→ **LISTED ENTRIES**
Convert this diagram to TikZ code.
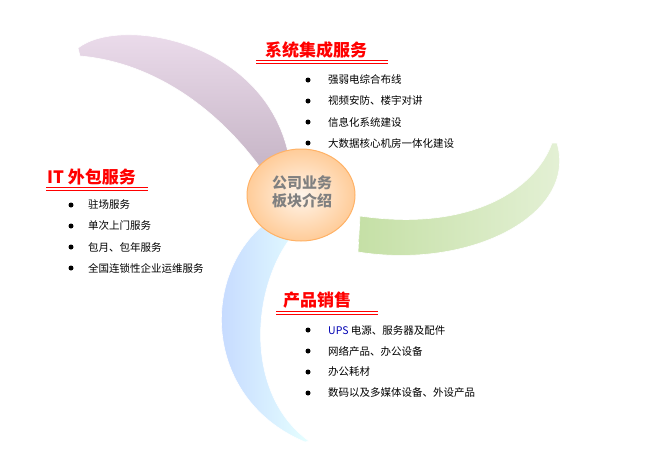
\documentclass[tikz,border=0pt]{standalone}
\usepackage{fontspec}
\setmainfont{Noto Sans CJK SC}
\usetikzlibrary{shapes.geometric}
\begin{document}
\begin{tikzpicture}[x=1pt,y=-1pt,
  item/.style={anchor=west,font=\fontsize{10.5}{12}\selectfont,inner sep=0pt},
  dot/.style={circle,fill=black,inner sep=0pt,minimum size=5pt},
  ttl/.style={anchor=west,text=red,font=\fontsize{17}{20}\selectfont\bfseries,inner sep=1pt},
  blade/.style={draw=white,line width=0.6pt}]
\useasboundingbox (0,0) rectangle (668,456);
% purple blade
\path[blade,top color=violet!12,bottom color=violet!30!gray!45] (78,48) .. controls (120,15) and (270,40) .. (290,162)
  -- (262,170) .. controls (215,105) and (150,62) .. (80,56) -- cycle;
% green blade
\path[blade,left color=green!30!olive!35,right color=green!30!olive!15] (557,143) .. controls (578,215) and (470,270) .. (358,252)
  -- (360,216) .. controls (470,232) and (535,190) .. (552,143) -- cycle;
% blue blade
\path[blade,left color=cyan!30!blue!25,right color=cyan!10] (262,226) .. controls (200,280) and (205,400) .. (305,442)
  -- (309,441) .. controls (245,395) and (250,290) .. (292,236) -- cycle;
\node[ellipse,minimum width=108pt,minimum height=92pt,draw=orange!60,line width=1pt,
  inner color=orange!8,outer color=orange!40] (c) at (301,195) {};
\node[text=gray,font=\fontsize{15}{18}\selectfont\bfseries,align=center] (ct) at (302,192) {公司业务\\板块介绍};
% titles
\node[ttl] (t1) at (264,50) {系统集成服务};
\draw[red,thick] (256,60) -- (388,60) (256,63) -- (388,63);
\node[ttl] (t2) at (46,177) {IT 外包服务};
\draw[red,thick] (46,187) -- (148,187) (46,190) -- (148,190);
\node[ttl] (t3) at (282,300) {产品销售};
\draw[red,thick] (276,311) -- (378,311) (276,314) -- (378,314);
% items
\foreach \y/\t [count=\i] in {80/强弱电综合布线,101/{视频安防、楼宇对讲},122/信息化系统建设,143/大数据核心机房一体化建设}{
  \node[dot] (a\i) at (308,\y) {}; \node[item] (b\i) at (328,\y) {\t};}
\foreach \y/\t [count=\i] in {205/驻场服务,226/单次上门服务,247/{包月、包年服务},268/全国连锁性企业运维服务}{
  \node[dot] (c\i) at (71,\y) {}; \node[item] (d\i) at (88,\y) {\t};}
\foreach \y/\t [count=\i] in {330/{\textcolor{blue!70!black}{UPS} 电源、服务器及配件},351/{网络产品、办公设备},372/办公耗材,393/{数码以及多媒体设备、外设产品}}{
  \node[dot] (e\i) at (308,\y) {}; \node[item] (f\i) at (328,\y) {\t};}
\end{tikzpicture}
\end{document}
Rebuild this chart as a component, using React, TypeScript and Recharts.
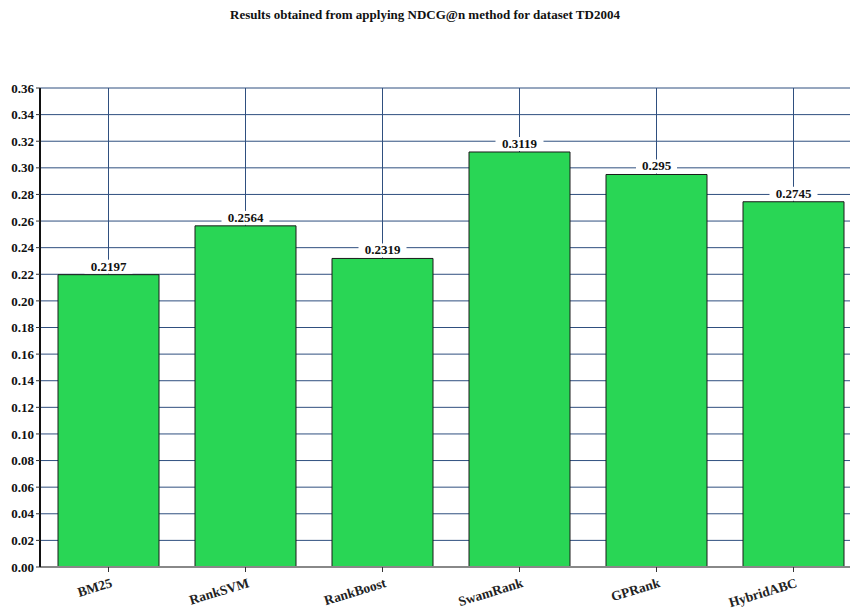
import { BarChart, Bar, XAxis, YAxis, CartesianGrid, LabelList } from 'recharts';

const methods = ['BM25', 'RankSVM', 'RankBoost', 'SwamRank', 'GPRank', 'HybridABC'];
const ndcgValues = [0.2197, 0.2564, 0.2319, 0.3119, 0.295, 0.2745];
const yTicks = [0, 0.02, 0.04, 0.06, 0.08, 0.1, 0.12, 0.14, 0.16, 0.18, 0.2, 0.22, 0.24, 0.26, 0.28, 0.3, 0.32, 0.34, 0.36];

const data = methods.map((m, i) => ({ name: m, value: ndcgValues[i] }));

const serif = '"Liberation Serif", "Times New Roman", serif';

function ValueLabel(props: any) {
  const { x, y, width, value } = props;
  const cx = x + width / 2;
  const text = String(value);
  const w = text.length * 7 + 6;
  return (
    <g>
      <rect x={cx - w / 2} y={y - 15} width={w} height={14} fill="#fff" />
      <text x={cx} y={y - 4} textAnchor="middle" fontFamily={serif} fontWeight="bold" fontSize={13} fill="#111">
        {text}
      </text>
    </g>
  );
}

function XTick(props: any) {
  const { x, y, payload } = props;
  return (
    <g transform={`translate(${x + 2},${y + 5})`}>
      <text transform="rotate(-17)" textAnchor="end" fontFamily={serif} fontWeight="bold" fontSize={13.5} fill="#222" dy={8}>
        {payload.value}
      </text>
    </g>
  );
}

export default function App() {
  return (
    <div style={{ position: 'absolute', left: 0, top: 0, width: 850, height: 609, overflow: 'hidden', background: '#fff' }}>
      <div style={{ position: 'absolute', top: 7, width: 850, textAlign: 'center', fontFamily: serif, fontWeight: 'bold', fontSize: 13, color: '#111' }}>
        Results obtained from applying NDCG@n method for dataset TD2004
      </div>
      <BarChart width={862} height={609} data={data} margin={{ top: 88, right: 0, bottom: 12, left: 0 }}>
        <CartesianGrid stroke="#2f4f7f" strokeWidth={1} />
        <XAxis
          dataKey="name"
          tick={<XTick />}
          height={30}
          axisLine={{ stroke: '#888', strokeWidth: 2 }}
          tickLine={{ stroke: '#333' }}
          tickSize={5}
          interval={0}
        />
        <YAxis
          domain={[0, 0.36]}
          ticks={yTicks}
          width={40}
          interval={0}
          tickFormatter={(v: number) => v.toFixed(2)}
          tick={{ fontFamily: serif, fontWeight: 'bold', fontSize: 13, fill: '#111' }}
          axisLine={{ stroke: '#111', strokeWidth: 2 }}
          tickLine={{ stroke: '#333' }}
          tickSize={4}
        />
        <Bar dataKey="value" fill="#29d655" stroke="#1a1a1a" strokeWidth={1} barSize={101} isAnimationActive={false}>
          <LabelList dataKey="value" content={<ValueLabel />} />
        </Bar>
      </BarChart>
    </div>
  );
}
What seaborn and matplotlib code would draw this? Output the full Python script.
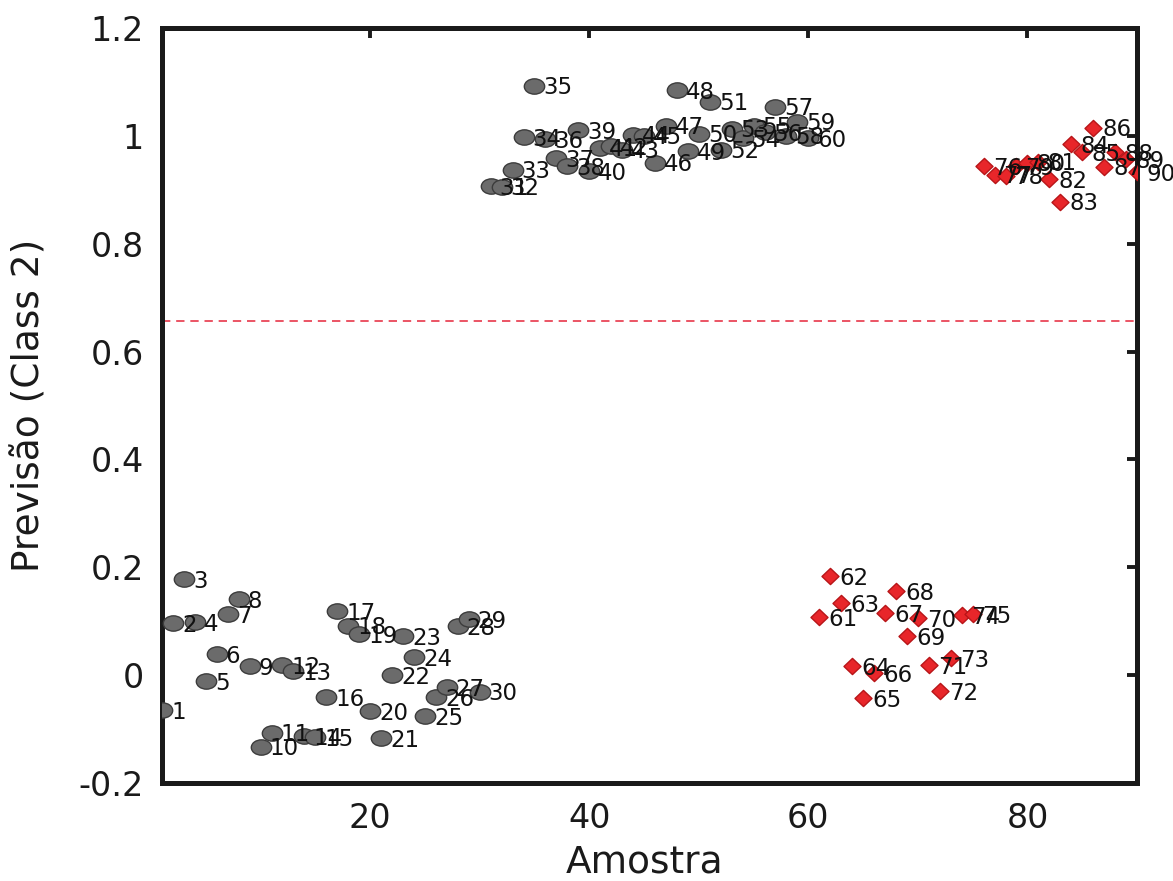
import numpy as np
import pandas as pd
import matplotlib
matplotlib.use("Agg")
import matplotlib.pyplot as plt
from matplotlib.path import Path
from matplotlib.transforms import Affine2D
import seaborn as sns

# ---- data ----
samples = list(range(1, 91))
pred_class1 = [-0.065, 0.096, 0.178, 0.098, -0.011, 0.039, 0.113, 0.141, 0.017, -0.133,
               -0.107, 0.018, 0.007, -0.113, -0.115, -0.041, 0.119, 0.092, 0.076, -0.067,
               -0.117, 0.000, 0.072, 0.033, -0.076, -0.041, -0.022, 0.091, 0.104, -0.031,
               0.907, 0.906, 0.937, 0.998, 1.093, 0.994, 0.959, 0.944, 1.011, 0.935,
               0.978, 0.981, 0.974, 1.002, 1.000, 0.950, 1.019, 1.085, 0.972, 1.004,
               1.063, 0.974, 1.013, 0.996, 1.019, 1.007, 1.054, 1.000, 1.026, 0.996]
pred_class2 = [0.107, 0.183, 0.133, 0.017, -0.043, 0.004, 0.115, 0.156, 0.072, 0.106,
               0.019, -0.030, 0.031, 0.111, 0.113,
               0.944, 0.928, 0.926, 0.944, 0.950, 0.952, 0.920, 0.878, 0.985, 0.970,
               1.015, 0.943, 0.970, 0.957, 0.933]
threshold = 0.657
x_ticks = [20, 40, 60, 80]
y_ticks = [-0.2, 0, 0.2, 0.4, 0.6, 0.8, 1.0, 1.2]
x_label = "Amostra"
y_label = "Previsão (Class 2)"

df = pd.DataFrame({
    "Amostra": samples,
    "Previsao": pred_class1 + pred_class2,
    "grupo": ["g1"] * len(pred_class1) + ["g2"] * len(pred_class2),
})

sns.set_theme(style="white")
plt.rcParams["font.family"] = ["DejaVu Sans"]
plt.rcParams["axes.unicode_minus"] = False

fig = plt.figure(figsize=(11.73, 8.81), dpi=100)
ax = fig.add_axes([0.1381, 0.1112, 0.8312, 0.8570])

# ellipse marker (the reference is horizontally stretched)
circ = Path.unit_circle()
ellipse = Path(Affine2D().scale(1.33, 1.0).transform(circ.vertices), circ.codes)
diamond = Path([(0, 1), (1.05, 0), (0, -1), (-1.05, 0), (0, 1)],
               [Path.MOVETO, Path.LINETO, Path.LINETO, Path.LINETO, Path.CLOSEPOLY])

d1 = df[df["grupo"] == "g1"]
d2 = df[df["grupo"] == "g2"]
sns.scatterplot(data=d1, x="Amostra", y="Previsao", ax=ax, marker=ellipse, s=215,
                color="#6b6b6b", edgecolor="#3c3c3c", linewidth=1.0, zorder=3, legend=False)
sns.scatterplot(data=d2, x="Amostra", y="Previsao", ax=ax, marker=diamond, s=150,
                color="#e8262a", edgecolor="#b81518", linewidth=1.0, zorder=3, legend=False)

ax.axhline(threshold, color="#e8374a", linestyle=(0, (5, 3.5)), linewidth=1.2, zorder=2)

for xi, yi in zip(df["Amostra"], df["Previsao"]):
    ax.annotate(str(xi), (xi, yi), xytext=(6.5, -1.5), textcoords="offset points",
                ha="left", va="center", fontsize=16.5, color="#111111", zorder=4)

ax.set_xlim(1, 90)
ax.set_ylim(-0.2, 1.2)
ax.set_xticks(x_ticks)
ax.set_yticks(y_ticks)
ax.set_yticklabels([("%g" % v) for v in y_ticks])
ax.set_xlabel(x_label, fontsize=27, color="#1a1a1a")
ax.set_ylabel(y_label, fontsize=27, color="#1a1a1a")
ax.xaxis.label.set_va("baseline")
ax.xaxis.set_label_coords(0.495, -0.118)
ax.yaxis.set_label_coords(-0.117, 0.5)
ax.tick_params(axis="both", which="both", direction="in", length=7, width=2.8,
               labelsize=24, colors="#1a1a1a", top=True, right=True)
ax.tick_params(axis="x", pad=14)
ax.tick_params(axis="y", pad=13)
for sp in ax.spines.values():
    sp.set_linewidth(3.6)
    sp.set_color("#1a1a1a")
    sp.set_visible(True)
ax.grid(False)

fig.savefig("out.png", dpi=100)
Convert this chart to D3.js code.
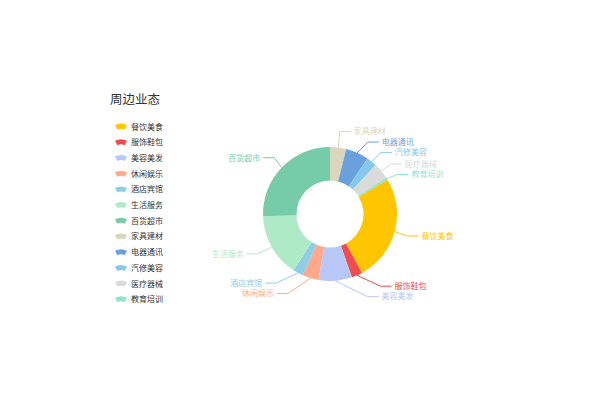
<!DOCTYPE html>
<html>
<head>
<meta charset="utf-8">
<script src="https://cdn.jsdelivr.net/npm/d3@7"></script>
<style>
  html, body { margin: 0; background: #fff; }
  svg { display: block; }
  text { font-family: "Noto Sans CJK SC", "Noto Sans", sans-serif; }
</style>
</head>
<body>
<svg id="chart" width="600" height="400"></svg>
<script>
const title = "周边业态"

const categories = ["餐饮美食", "服饰鞋包", "美容美发", "休闲娱乐", "酒店宾馆", "生活服务",
  "百货超市", "家具建材", "电器通讯", "汽修美容", "医疗器械", "教育培训"]

const values = [185, 19, 58, 28, 18, 110, 184, 28, 40, 18, 28, 4]

const colors = ["#ffc600", "#f04b4e", "#b7c7f7", "#ffa98c", "#8fcde6", "#aeeac6",
  "#76cba9", "#dad6be", "#6aa0dc", "#86c8ea", "#dadada", "#92e3d4"]

// the slice that starts at twelve o'clock
const firstAtTop = "家具建材"

const cx = 330, cy = 214, R = 67, R0 = 33.5
const len1 = 14, len2 = 11, labelGap = 3, lineH = 10.5, fontSize = 8

const svg = d3.select("#chart")

const data = categories.map((name, i) => ({ name, value: values[i], color: colors[i] }))
const total = d3.sum(values)
const k = categories.indexOf(firstAtTop)
const offset = d3.sum(values.slice(k)) / total * 2 * Math.PI

const pie = d3.pie().sort(null).value(d => d.value)
  .startAngle(offset).endAngle(offset + 2 * Math.PI)
const arcs = pie(data)
const arc = d3.arc().innerRadius(R0).outerRadius(R)

svg.append("g")
  .attr("transform", `translate(${cx},${cy})`)
  .selectAll("path")
  .data(arcs)
  .join("path")
  .attr("d", arc)
  .attr("fill", d => d.data.color)

// labels, laid out roughly the way echarts does it
const labels = arcs.map(a => {
  const m = (a.startAngle + a.endAngle) / 2
  const s = Math.sin(m), c = -Math.cos(m)
  const dir = s < 0 ? -1 : 1
  return {
    d: a.data, dir,
    p1: [cx + R * s, cy + R * c],
    x: cx + (R + len1) * s + dir * (len2 + labelGap),
    y: cy + (R + len1) * c
  }
})

const adjustSide = (list) => {
  list.sort((a, b) => a.y - b.y)
  const shiftUp = (end, delta) => {
    for (let j = end; j >= 0; j--) {
      list[j].y -= delta
      if (j > 0 && list[j].y > list[j - 1].y + lineH) break
    }
  }
  const shiftDown = (start, end, delta) => {
    for (let j = start; j < end; j++) {
      list[j].y += delta
      if (j > start && j + 1 < end && list[j + 1].y > list[j].y + lineH) {
        shiftUp(j, delta / 2)
        return
      }
    }
    shiftUp(end - 1, delta / 2)
  }
  let lastY = -Infinity
  for (let i = 0; i < list.length; i++) {
    const delta = list[i].y - lastY
    if (delta < 0) shiftDown(i, list.length, -delta)
    lastY = list[i].y + lineH
  }
  list.forEach(it => {
    const dy = Math.abs(it.y - lineH / 2 - cy)
    if (dy < R + len1) {
      it.x = cx + it.dir * Math.sqrt((R + len1 + len2 + 1) ** 2 - dy * dy)
    }
  })
}

adjustSide(labels.filter(l => l.dir > 0))
adjustSide(labels.filter(l => l.dir < 0))

const labelG = svg.append("g")

labelG.selectAll("polyline")
  .data(labels)
  .join("polyline")
  .attr("fill", "none")
  .attr("stroke", d => d.d.color)
  .attr("stroke-width", 1)
  .attr("points", d => {
    const x3 = d.x - d.dir * labelGap
    const x2 = x3 - d.dir * len2
    return [d.p1, [x2, d.y], [x3, d.y]].map(p => p.join(",")).join(" ")
  })

labelG.selectAll("text")
  .data(labels)
  .join("text")
  .attr("x", d => d.x)
  .attr("y", d => d.y)
  .attr("dy", "0.35em")
  .attr("text-anchor", d => d.dir > 0 ? "start" : "end")
  .attr("font-size", fontSize)
  .attr("fill", d => d.d.color)
  .text(d => d.d.name)

// title
svg.append("text")
  .attr("x", 110)
  .attr("y", 100)
  .attr("dy", "0.35em")
  .attr("font-size", 12.5)
  .attr("fill", "#333")
  .text(title)

// legend
const iconArc = d3.arc()({ innerRadius: 8, outerRadius: 13, startAngle: -0.48, endAngle: 0.48 })

const legend = svg.append("g")
  .attr("transform", "translate(121,126.7)")
  .selectAll("g")
  .data(data)
  .join("g")
  .attr("transform", (d, i) => `translate(0,${i * 15.7})`)

legend.append("path")
  .attr("d", iconArc)
  .attr("transform", "translate(0,10)")
  .attr("fill", d => d.color)

legend.append("text")
  .attr("x", 10)
  .attr("dy", "0.35em")
  .attr("font-size", fontSize)
  .attr("fill", "#333")
  .text(d => d.name)
</script>
</body>
</html>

→ **WHAT TO PRODUCE**
Looking above, find the stretch of lines that opens with the one holding "Convert this chart to D3.js code." and closes with the one holding "const arc = d3.arc().innerRadius(R0).outerRadius(R)". Copy it exactly, pictures excluded.

→ **RESULT OF THIS TASK**
Convert this chart to D3.js code.
<!DOCTYPE html>
<html>
<head>
<meta charset="utf-8">
<script src="https://cdn.jsdelivr.net/npm/d3@7"></script>
<style>
  html, body { margin: 0; background: #fff; }
  svg { display: block; }
  text { font-family: "Noto Sans CJK SC", "Noto Sans", sans-serif; }
</style>
</head>
<body>
<svg id="chart" width="600" height="400"></svg>
<script>
const title = "周边业态"

const categories = ["餐饮美食", "服饰鞋包", "美容美发", "休闲娱乐", "酒店宾馆", "生活服务",
  "百货超市", "家具建材", "电器通讯", "汽修美容", "医疗器械", "教育培训"]

const values = [185, 19, 58, 28, 18, 110, 184, 28, 40, 18, 28, 4]

const colors = ["#ffc600", "#f04b4e", "#b7c7f7", "#ffa98c", "#8fcde6", "#aeeac6",
  "#76cba9", "#dad6be", "#6aa0dc", "#86c8ea", "#dadada", "#92e3d4"]

// the slice that starts at twelve o'clock
const firstAtTop = "家具建材"

const cx = 330, cy = 214, R = 67, R0 = 33.5
const len1 = 14, len2 = 11, labelGap = 3, lineH = 10.5, fontSize = 8

const svg = d3.select("#chart")

const data = categories.map((name, i) => ({ name, value: values[i], color: colors[i] }))
const total = d3.sum(values)
const k = categories.indexOf(firstAtTop)
const offset = d3.sum(values.slice(k)) / total * 2 * Math.PI

const pie = d3.pie().sort(null).value(d => d.value)
  .startAngle(offset).endAngle(offset + 2 * Math.PI)
const arcs = pie(data)
const arc = d3.arc().innerRadius(R0).outerRadius(R)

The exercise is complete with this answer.